Let parishes green their green belt
Incredibly, local parishes have no power over their own green belt now.
Much of the green belt is precious, but some parts of it are disused quarries, car parks, airfields, or just fields of industrial monocrops, sprayed with pesticides and without public access.
We should give more control to parishes and other neighbourhood planning areas to decide if there is an unpleasant and unwanted piece of land in their green belt that would look better with some beautiful, well-designed homes and gardens to meet the needs of local people. Then they can talk directly with the landowner to require the style, size and type of houses and the benefits that they want. They should also be able to insist on their own design code, so it looks exactly how they want and enhances the area. They might even decide to allow a new garden village or extension.
Imposing homes from the top down can cause a massive backlash. Local people know whether a particular plot is precious countryside or would be better used for attractive housing, gardens and trees. Of course, areas of outstanding natural beauty and other designations should retain their national protection. Those are national assets, for the whole country.
There are parishes with only a few hundred residents but thousands of acres of green belt, some of which is sometimes quite ugly. Allowing new homes on that part could pay for a new school and village hall, or allow a new park or common to be created — whatever the community needs.

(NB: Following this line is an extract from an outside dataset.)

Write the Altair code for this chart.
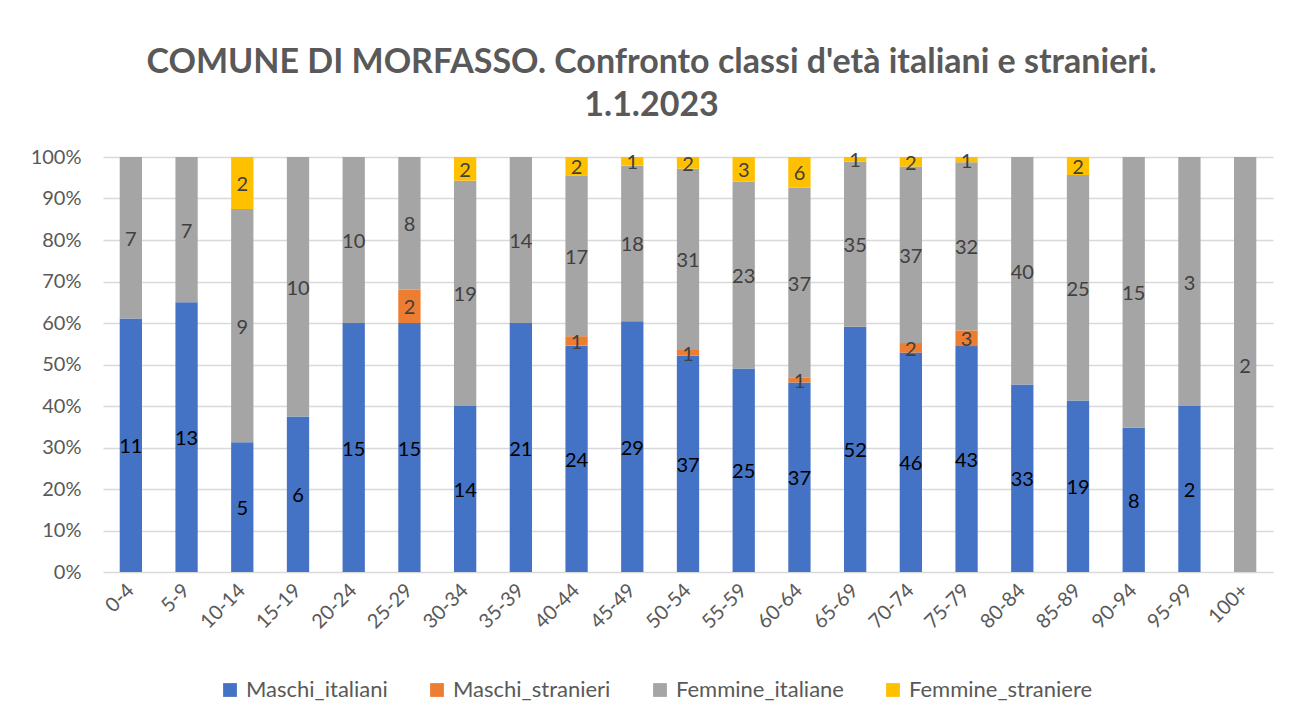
import altair as alt
import pandas as pd

ages = ["0-4", "5-9", "10-14", "15-19", "20-24", "25-29", "30-34", "35-39",
        "40-44", "45-49", "50-54", "55-59", "60-64", "65-69", "70-74", "75-79",
        "80-84", "85-89", "90-94", "95-99", "100+"]
maschi_italiani = [11, 13, 5, 6, 15, 15, 14, 21, 24, 29, 37, 25, 37, 52, 46, 43, 33, 19, 8, 2, 0]
maschi_stranieri = [0, 0, 0, 0, 0, 2, 0, 0, 1, 0, 1, 0, 1, 0, 2, 3, 0, 0, 0, 0, 0]
femmine_italiane = [7, 7, 9, 10, 10, 8, 19, 14, 17, 18, 31, 23, 37, 35, 37, 32, 40, 25, 15, 3, 2]
femmine_straniere = [0, 0, 2, 0, 0, 0, 2, 0, 2, 1, 2, 3, 6, 1, 2, 1, 0, 2, 0, 0, 0]

series = ["Maschi_italiani", "Maschi_stranieri", "Femmine_italiane", "Femmine_straniere"]
colors = ["#4472C4", "#ED7D31", "#A5A5A5", "#FFC000"]

rows = []
for k, vals in enumerate([maschi_italiani, maschi_stranieri, femmine_italiane, femmine_straniere]):
    for a, v in zip(ages, vals):
        rows.append({"age": a, "serie": series[k], "value": v, "order": k})
df = pd.DataFrame(rows)

FONT = "Lato"
GREY = "#595959"

base = alt.Chart(df).transform_stack(
    stack="value", groupby=["age"], as_=["y0", "y1"], offset="normalize",
    sort=[alt.SortField("order", order="ascending")]
).transform_calculate(mid="(datum.y0 + datum.y1) / 2")

x_enc = alt.X("age:N", sort=ages, title=None,
              scale=alt.Scale(paddingInner=0.6, paddingOuter=0.3),
              axis=alt.Axis(labelAngle=-45, labelAlign="right", labelBaseline="middle",
                            labelFontSize=20, labelColor=GREY, labelFont=FONT,
                            ticks=False, domain=False, labelPadding=15))

bars = base.mark_bar().encode(
    x=x_enc,
    y=alt.Y("y0:Q", title=None, scale=alt.Scale(domain=[0, 1]),
            axis=alt.Axis(format=".0%", values=[i / 10 for i in range(11)],
                          labelFontSize=20, labelColor=GREY, labelFont=FONT,
                          ticks=False, domain=False, grid=True, gridColor="#D9D9D9",
                          gridWidth=1.5, labelPadding=22)),
    y2="y1:Q",
    color=alt.Color("serie:N", scale=alt.Scale(domain=series, range=colors),
                    legend=alt.Legend(title=None, orient="none", direction="horizontal",
                                      legendX=116, legendY=522,
                                      symbolType="square", symbolSize=190, labelFontSize=22,
                                      labelFont=FONT, labelColor=GREY, columnPadding=38,
                                      symbolStrokeWidth=0, labelOffset=5, labelLimit=0)),
    order=alt.Order("order:Q"),
)

labels = base.transform_filter("datum.value > 0").mark_text(
    fontSize=20, font=FONT, baseline="middle", align="center", dy=2
).encode(
    x=alt.X("age:N", sort=ages),
    y=alt.Y("mid:Q"),
    text=alt.Text("value:Q"),
    color=alt.condition("datum.serie == 'Maschi_italiani'", alt.value("#000000"), alt.value("#404040")),
)

chart = alt.layer(bars, labels).properties(
    width=1170, height=415,
    title=alt.TitleParams(
        ["COMUNE DI MORFASSO. Confronto classi d'età italiani e stranieri.", "1.1.2023"],
        font=FONT, fontSize=34, fontWeight="bold", color=GREY, anchor="middle",
        frame="bounds", lineHeight=43, offset=24),
    autosize=alt.AutoSizeParams(type="none"),
    padding={"left": 95, "top": 149, "right": 9, "bottom": 144},
).configure_view(stroke=None)

chart.save("out.html", embed_options={"renderer": "svg", "actions": False})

The landowner could also create a new development company, shared with the community, or dedicate affordable homes for current residents.
Parishes can’t discuss directly with the landowner to get what they need at the moment, because parishes don’t have power to decide. It is up to a higher authority, so the results are rarely something that local people like.
It should be up to local communities to decide how best to enhance the precious resource of their current green belt. Who is in a better position to decide than they are?